This week, the U.S. District Court for the Southern District of New York ruled that the OCC did not have the legal authority to grant a bank charter to an entity not eligible for federal deposit insurance. In other words, only banks can get a bank charter. Thus speaks the National Bank Act signed into law in 1863, as well as the Glass-Steagel Act which created the FDIC, signed into law in 1933. As a reminder, it was the Conference of State Bank Supervisors and the New York Department of Financial Services that filed separate suits to stop the OCC from pursuing these charters.
There are special purpose banking licenses in the United States, most notably Industrial Loan Charters (ILC), which were established back in the day when manufacturers wanted to lend money to their employees, but now serve primarily to regulate credit card lenders. The fintech banking charter that the OCC proposed in 2015 was designed to breath some fresh air into our banking system and address the need for a national fintech licensing strategy in the U.S. The problem they were willing to face was exactly how to define "fintech" from a licensing perspective and what kind of financial requirements and regulatory controls to impose on these companies.
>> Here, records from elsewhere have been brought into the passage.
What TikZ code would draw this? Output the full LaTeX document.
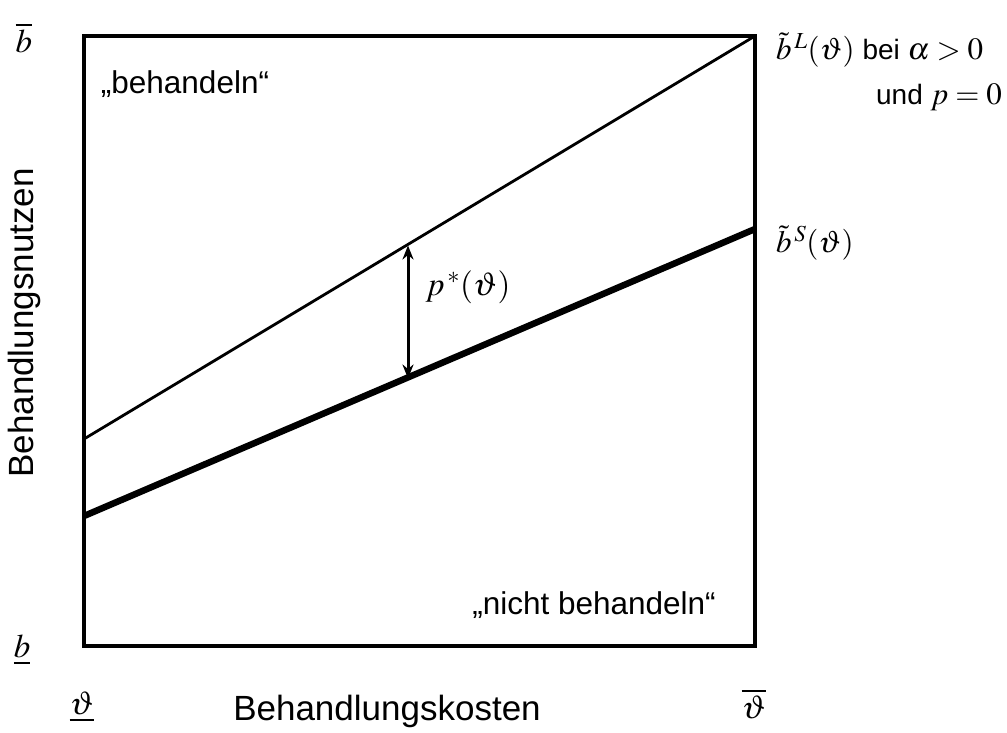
\documentclass[tikz,border=0pt]{standalone}
\usepackage{mathptmx}
\usepackage{fontspec}
\setmainfont{Liberation Sans}
\usetikzlibrary{arrows.meta}
\newcommand{\sidemath}[1]{{\fontsize{31}{36}\selectfont$#1$}}
\begin{document}
\begin{tikzpicture}[x=1pt,y=-1pt,
  axl/.style={font=\fontsize{35}{40}\selectfont, inner sep=0pt},
  reg/.style={font=\fontsize{31.5}{36}\selectfont, inner sep=0pt},
  side/.style={font=\fontsize{28}{34}\selectfont, inner sep=0pt},
  mth/.style={font=\fontsize{33}{40}\selectfont, inner sep=0pt},
  frame/.style={line width=4pt},
  thinline/.style={line width=2.8pt},
  thickline/.style={line width=6.5pt},
  dbl/.style={line width=3pt, {Stealth[length=14pt,width=11pt]}-{Stealth[length=14pt,width=11pt]}}]
\useasboundingbox (0,0) rectangle (1007,733);
\coordinate (bl) at (84,646);
\coordinate (tr) at (755,36);
\draw[frame] (bl) rectangle (tr);
\coordinate (L0) at (84,439);
\coordinate (L1) at (755,36);
\coordinate (S0) at (84,516);
\coordinate (S1) at (755,229);
\draw[thinline] (L0) -- (L1);
\draw[thickline] (S0) -- (S1);
\coordinate (pa) at (408,245.5);
\coordinate (pb) at (408,378.5);
\draw[dbl] (pa) -- (pb);
\node[mth] (pstar) at (468,287) {$p^{\,*}(\vartheta)$};
\node[mth] (bbar) at (24,38) {$\overline{b}$};
\node[mth] (bund) at (22,650) {$\underline{b}$};
\node[mth] (tund) at (82,707) {$\underline{\vartheta}$};
\node[mth] (tbar) at (754,704) {$\overline{\vartheta}$};
\node[axl] (xl) at (387,711) {Behandlungskosten};
\node[axl, rotate=90] (yl) at (24,323) {Behandlungsnutzen};
\node[reg] (beh) at (185,84) {„behandeln“};
\node[reg] (nbeh) at (594,605) {„nicht behandeln“};
\node[side, anchor=west] (bL) at (776,50) {\sidemath{\tilde{b}^{\,L}(\vartheta)} bei \sidemath{\alpha\;{>}\;0}};
\node[side, anchor=east] (und) at (1002,97) {und \sidemath{p\;{=}\;0}};
\node[side, anchor=west] (bS) at (776,243) {\sidemath{\tilde{b}^{\,S}(\vartheta)}};
\end{tikzpicture}
\end{document}
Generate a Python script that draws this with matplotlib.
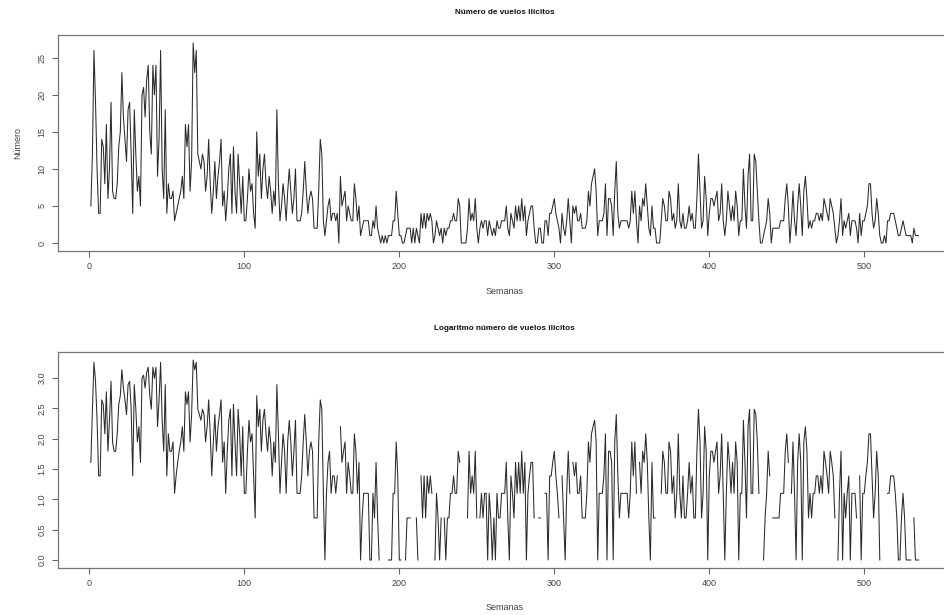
import numpy as np
import matplotlib.pyplot as plt

# Numero semanal de vuelos ilicitos, semanas 1..535
vuelos = [
    5, 12, 26, 19, 10, 4, 4, 14, 13, 8, 16, 6, 10, 19, 7, 6, 6, 8, 13, 15,
    23, 17, 14, 11, 18, 19, 12, 4, 18, 12, 7, 9, 5, 20, 21, 17, 22, 24, 15, 12,
    24, 20, 24, 9, 14, 26, 10, 6, 18, 4, 8, 6, 6, 7, 3, 4, 5, 6, 7, 9,
    6, 16, 13, 16, 7, 11, 27, 23, 26, 12, 11, 10, 12, 11, 7, 9, 14, 8, 4, 7,
    11, 6, 9, 11, 14, 5, 7, 3, 6, 10, 12, 4, 13, 7, 4, 12, 8, 4, 9, 3,
    3, 6, 10, 7, 8, 4, 2, 15, 9, 12, 6, 10, 12, 8, 6, 9, 7, 4, 7, 5,
    18, 8, 3, 5, 8, 6, 3, 7, 10, 7, 4, 6, 10, 3, 3, 3, 4, 7, 11, 7,
    4, 6, 7, 6, 2, 2, 2, 7, 14, 12, 3, 1, 3, 5, 6, 3, 4, 4, 3, 4,
    0, 9, 5, 6, 7, 3, 5, 4, 3, 3, 8, 6, 3, 5, 1, 2, 3, 3, 3, 3,
    1, 1, 3, 2, 5, 2, 1, 0, 1, 0, 1, 0, 1, 1, 1, 3, 3, 7, 4, 1,
    1, 0, 0, 1, 2, 2, 2, 0, 2, 0, 2, 1, 0, 4, 2, 4, 2, 4, 3, 4,
    3, 0, 1, 3, 2, 1, 2, 0, 2, 1, 2, 2, 3, 3, 4, 3, 3, 6, 5, 0,
    0, 0, 0, 2, 6, 3, 4, 3, 6, 2, 0, 2, 3, 2, 3, 3, 1, 3, 2, 1,
    2, 1, 3, 2, 2, 3, 3, 3, 5, 2, 1, 4, 3, 2, 5, 3, 5, 3, 6, 3,
    5, 1, 3, 4, 5, 5, 2, 0, 0, 2, 2, 0, 0, 3, 3, 1, 4, 4, 5, 6,
    4, 3, 2, 0, 4, 2, 1, 3, 6, 3, 0, 5, 4, 5, 3, 3, 4, 2, 2, 2,
    3, 7, 5, 8, 9, 10, 7, 1, 3, 3, 3, 4, 8, 1, 6, 6, 5, 1, 7, 11,
    4, 2, 3, 3, 3, 3, 3, 2, 3, 7, 4, 7, 3, 0, 5, 3, 6, 5, 8, 5,
    2, 1, 5, 2, 2, 0, 0, 0, 3, 6, 5, 3, 3, 7, 6, 3, 4, 2, 3, 8,
    3, 2, 4, 2, 2, 3, 5, 3, 4, 2, 2, 6, 12, 7, 2, 3, 9, 6, 1, 4,
    6, 6, 5, 6, 7, 3, 4, 8, 3, 1, 3, 7, 5, 3, 5, 3, 7, 5, 1, 3,
    3, 10, 5, 2, 9, 12, 3, 3, 12, 11, 7, 3, 0, 0, 1, 2, 3, 6, 4, 0,
    2, 2, 2, 2, 2, 3, 3, 3, 6, 8, 5, 0, 3, 7, 3, 1, 5, 8, 5, 1,
    7, 9, 6, 2, 3, 2, 3, 3, 4, 4, 3, 4, 3, 6, 5, 4, 3, 6, 5, 4,
    2, 0, 1, 3, 6, 1, 3, 2, 3, 4, 1, 3, 3, 3, 2, 0, 4, 1, 3, 3,
    4, 5, 8, 8, 4, 2, 3, 6, 4, 1, 0, 0, 1, 0, 3, 3, 4, 4, 4, 3,
    2, 1, 1, 2, 3, 2, 1, 1, 1, 1, 0, 2, 1, 1, 1,
]

xticks = [0, 100, 200, 300, 400, 500]
yticks_num = [0, 5, 10, 15, 20, 25]
yticks_log = [0.0, 0.5, 1.0, 1.5, 2.0, 2.5, 3.0]
ytick_log_labels = ["0.0", "0.5", "1.0", "1.5", "2.0", "2.5", "3.0"]

vuelos = np.array(vuelos, dtype=float)
semanas = np.arange(1, len(vuelos) + 1)
# log(0) = -Inf -> hueco en la linea, como en R
log_vuelos = np.where(vuelos > 0, np.log(np.where(vuelos > 0, vuelos, 1)), np.nan)

plt.rcParams['font.family'] = ['Liberation Sans', 'DejaVu Sans']

W, H = 945, 615
fig = plt.figure(figsize=(W / 100, H / 100), dpi=100)

# ejes estilo R: el cuadro se sale un poco por la derecha
ax1 = fig.add_axes([57.7 / W, 1 - 251 / H, 894 / W, 216 / H])
ax2 = fig.add_axes([57.7 / W, 1 - 568 / H, 894 / W, 216 / H])

linecol = '#2a2a2a'
txtcol = '#444444'

ax1.plot(semanas, vuelos, color=linecol, linewidth=0.75)
ax2.plot(semanas, log_vuelos, color=linecol, linewidth=0.75)

ax1.set_xlim(-20.4, 556.4)
ax1.set_ylim(-1.08, 28.08)
ax2.set_xlim(-20.4, 556.4)
ax2.set_ylim(-0.132, 3.428)

for ax in (ax1, ax2):
    ax.set_xticks(xticks)
    ax.set_xticklabels([str(t) for t in xticks])
    ax.tick_params(direction='out', length=4, width=0.8, color='#666666',
                   labelsize=6.5, labelcolor=txtcol, pad=4)
    for s in ax.spines.values():
        s.set_color('#777777')
        s.set_linewidth(0.9)

ax1.set_yticks(yticks_num)
ax1.set_yticklabels([str(t) for t in yticks_num], rotation=90, va='center')
ax2.set_yticks(yticks_log)
ax2.set_yticklabels(ytick_log_labels, rotation=90, va='center')

fig.text(504.7 / W, 1 - 12 / H, "Número de vuelos ilícitos", ha='center',
         va='center', fontsize=5.9, fontweight='bold', color='#111111')
fig.text(504.7 / W, 1 - 329 / H, "Logaritmo número de vuelos ilícitos",
         ha='center', va='center', fontsize=5.9, fontweight='bold', color='#111111')
fig.text(504.7 / W, 1 - 291 / H, "Semanas", ha='center', va='center',
         fontsize=6.5, color=txtcol)
fig.text(504.7 / W, 1 - 607 / H, "Semanas", ha='center', va='center',
         fontsize=6.5, color=txtcol)
fig.text(18 / W, 1 - 143 / H, "Número", ha='center', va='center',
         rotation=90, fontsize=6.5, color=txtcol)

fig.savefig('out.png', dpi=100)
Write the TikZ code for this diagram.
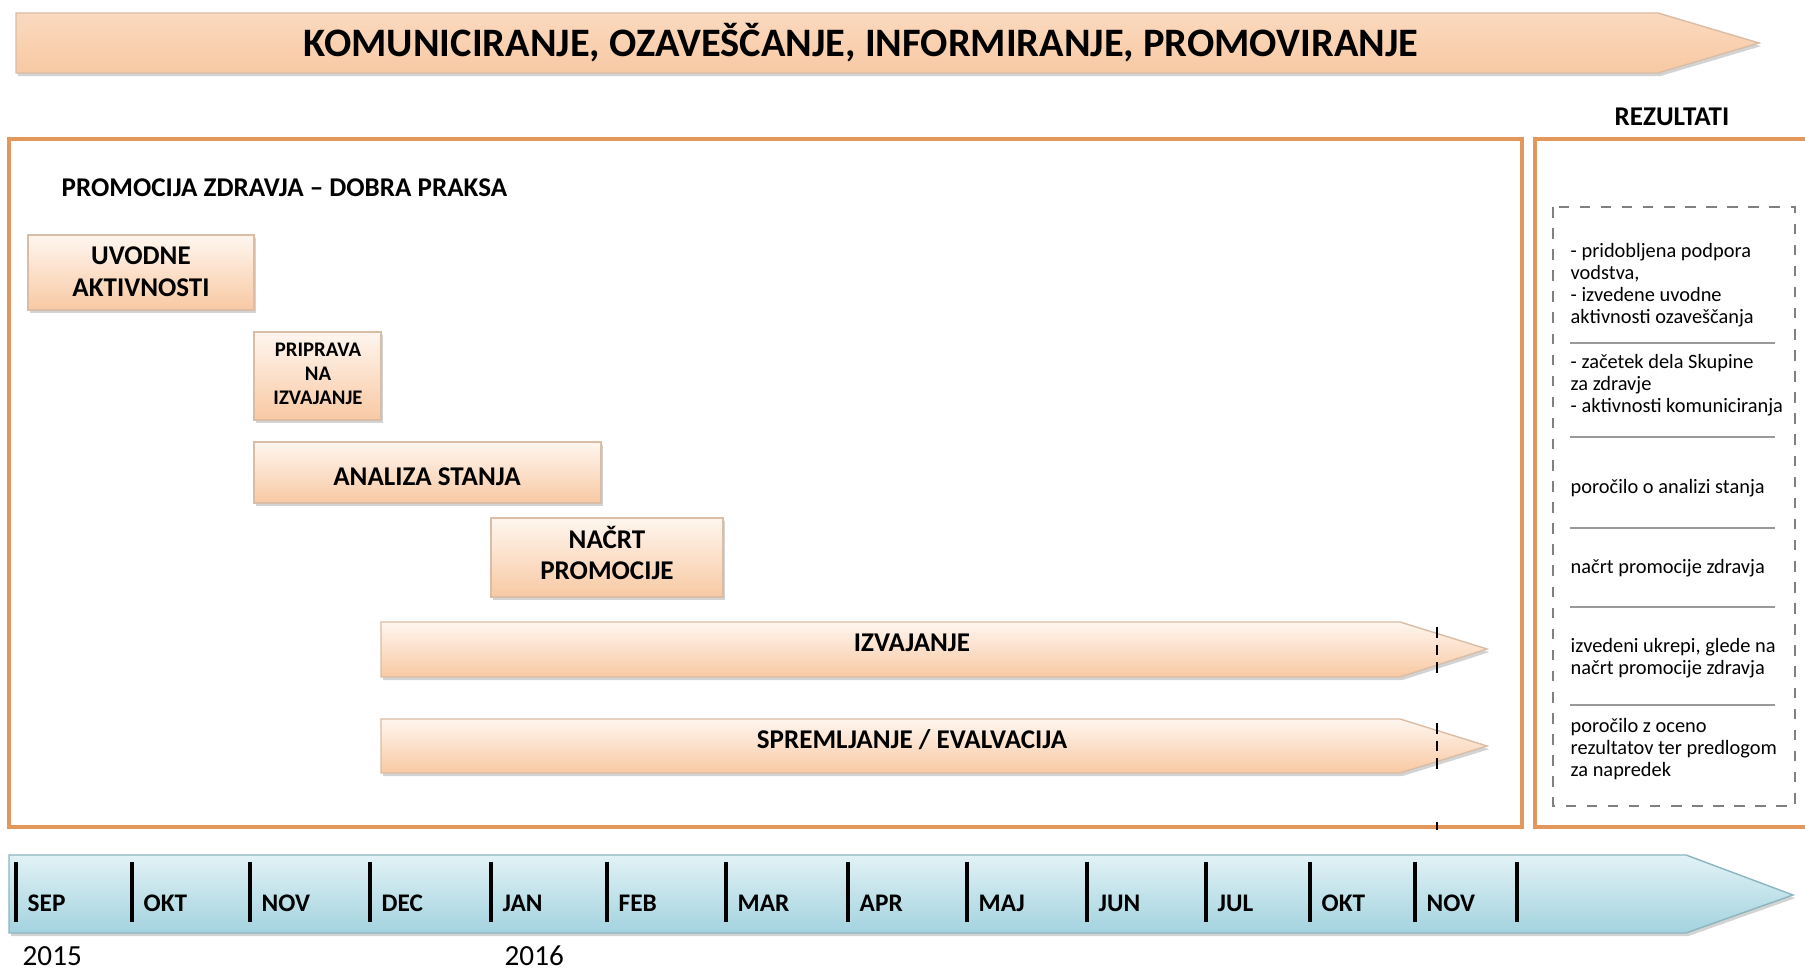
\documentclass[tikz,border=0pt]{standalone}
\usepackage{fontspec}
\setmainfont{Carlito}
\usetikzlibrary{shadows}
\definecolor{frameor}{HTML}{E3975A}
\definecolor{peachlo}{HTML}{F8C9A3}
\definecolor{peachhi}{HTML}{FFF6EF}
\definecolor{peachline}{HTML}{D9BDA6}
\definecolor{bluehi}{HTML}{E2F2F6}
\definecolor{bluelo}{HTML}{A3D3DF}
\definecolor{blueline}{HTML}{8DB5C0}
\tikzset{
  phase/.style={draw=peachline, top color=peachhi, bottom color=peachlo,
    drop shadow={shadow xshift=.6pt, shadow yshift=-.9pt, opacity=.35}},
  lbl/.style={font=\fontsize{7.7}{9}\selectfont\bfseries, align=center},
  res/.style={font=\fontsize{5.8}{6.3}\selectfont, align=left, anchor=west, inner sep=0pt},
  month/.style={font=\fontsize{7.2}{8}\selectfont\bfseries, anchor=west, inner sep=0pt},
  year/.style={font=\fontsize{8.3}{9}\selectfont, anchor=west, inner sep=0pt},
}

\begin{document}
\begin{tikzpicture}[x=0.1mm, y=-0.1mm]
\useasboundingbox (0,0) rectangle (1805,973);
% top band
\draw[phase, top color=peachlo!70, bottom color=peachlo] (16,13) -- (1658,13) -- (1759,43) -- (1658,73) -- (16,73) -- cycle;
\node[lbl, font=\fontsize{11.5}{13}\selectfont\bfseries] (komun) at (861,43) {KOMUNICIRANJE, OZAVEŠČANJE, INFORMIRANJE, PROMOVIRANJE};
% frames
\draw[frameor, line width=1pt] (9,139) rectangle (1522,827);
\draw[frameor, line width=1pt] (1535,139) rectangle (1815,827);
\node[lbl] (rez) at (1672,117) {REZULTATI};
\node[lbl, anchor=west, inner sep=0pt, font=\fontsize{7.7}{9}\selectfont\bfseries] (naslov) at (61,188) {PROMOCIJA ZDRAVJA -- DOBRA PRAKSA};
% phases
\draw[phase] (28,235) rectangle (254,310); \node[lbl] (uvod) at (141,272) {UVODNE\\AKTIVNOSTI};
\draw[phase] (254,332) rectangle (381,420); \node[lbl, font=\fontsize{5.9}{6.8}\selectfont\bfseries] (pripr) at (318,374) {PRIPRAVA\\NA\\IZVAJANJE};
\draw[phase] (254,442) rectangle (601,503); \node[lbl] (anal) at (427,477) {ANALIZA STANJA};
\draw[phase] (491,518) rectangle (723,597); \node[lbl] (nacrt) at (607,553) {NAČRT\\PROMOCIJE};
\draw[phase] (381,622) -- (1400,622) -- (1487,649) -- (1400,677) -- (381,677) -- cycle; \node[lbl] (izv) at (912,643) {IZVAJANJE};
\draw[phase] (381,719) -- (1400,719) -- (1487,746) -- (1400,773) -- (381,773) -- cycle; \node[lbl] (sprem) at (912,740) {SPREMLJANJE / EVALVACIJA};
\draw[densely dashed, thick] (1437,627) -- (1437,675);
\draw[densely dashed, thick] (1437,723) -- (1437,770);
\draw[thick] (1437,822) -- (1437,830);
% results
\draw[gray, dashed] (1553,207) rectangle (1795,806);
\foreach \y in {343,437,528,607,705} \draw[gray!80, line width=.8pt] (1570,\y) -- (1775,\y);
\node[res] (r1) at (1570,285) {- pridobljena podpora\\vodstva,\\- izvedene uvodne\\aktivnosti ozaveščanja};
\node[res] (r2) at (1570,385) {- začetek dela Skupine\\za zdravje\\- aktivnosti komuniciranja};
\node[res] (r3) at (1570,488) {poročilo o analizi stanja};
\node[res] (r4) at (1570,568) {načrt promocije zdravja};
\node[res] (r5) at (1570,658) {izvedeni ukrepi, glede na\\načrt promocije zdravja};
\node[res] (r6) at (1570,749) {poročilo z oceno\\rezultatov ter predlogom\\za napredek};
% timeline
\draw[draw=blueline, top color=bluehi, bottom color=bluelo,
  drop shadow={shadow xshift=.6pt, shadow yshift=-.9pt, opacity=.35}] (9,855) -- (1686,855) -- (1793,895) -- (1686,933) -- (9,933) -- cycle;
\foreach \x/\m in {16/SEP,132/OKT,250/NOV,370/DEC,491/JAN,607/FEB,726/MAR,848/APR,967/MAJ,1087/JUN,1206/JUL,1310/OKT,1415/NOV} {
  \draw[line width=1pt] (\x,862) -- (\x,922);
  \node[month] (m\x) at (\x+11,903) {\m};
}
\draw[line width=1pt] (1517,862) -- (1517,922);
\node[year] (y15) at (22,956) {2015};
\node[year] (y16) at (504,956) {2016};
\end{tikzpicture}
\end{document}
The U.S. banking industry wants none of it for the same reason they've fought hard to block companies like WalMart from getting an ILC. Why invite the fox into the henhouse? In a country that is intensely competitive, it is ironic how noncompetitive our markets really are.
Establishing a regulatory definition of 'fintech' and creating monetary controls that not only protect users but also ensure that these entities have to operate within a federally mandated set of operating rules and guidelines doesn't seem to be an unreasonable goal in 2019. Another advantage would be that regulators gain deeper insights into the operating and business models of fintech companies as they analyze their periodic reports. Long-cited as a competitive advantage for fintechs, reduced operational overhead, becomes less so as they would now have a larger compliance burden. In addition, the regulatory standards defined as part of a fintech banking charter would also leak over to institutions that provide BiB services to fintech solutions.
It's another irony of the situation that community banks have benefited greatly from fintech companies needing their BiB services and an entirely new banking segment has arisen to serve start-ups and fintech companies. However, their larger cohort sees fintech as the competition that's coming head on for them and this cohort has the muscle to put up a fight.
Where does this leave the U.S. banking industry? Depends on your point of view. Traditionalists are likely pleased that their post-Civil War business remains largely intact, but struggling to respond to the shifts in consumer preferences for less friction in their banking experience. Fintech advocates recognize that without a more cohesive and logical set of rules to allow them to compete on the larger playing field controlled by the biggest banks in the country, getting to a profitable scale is going to be difficult unless they partner with their protagonists.
For now, the OCC is heading back and confab to figure out next steps. Let's hope they've got some.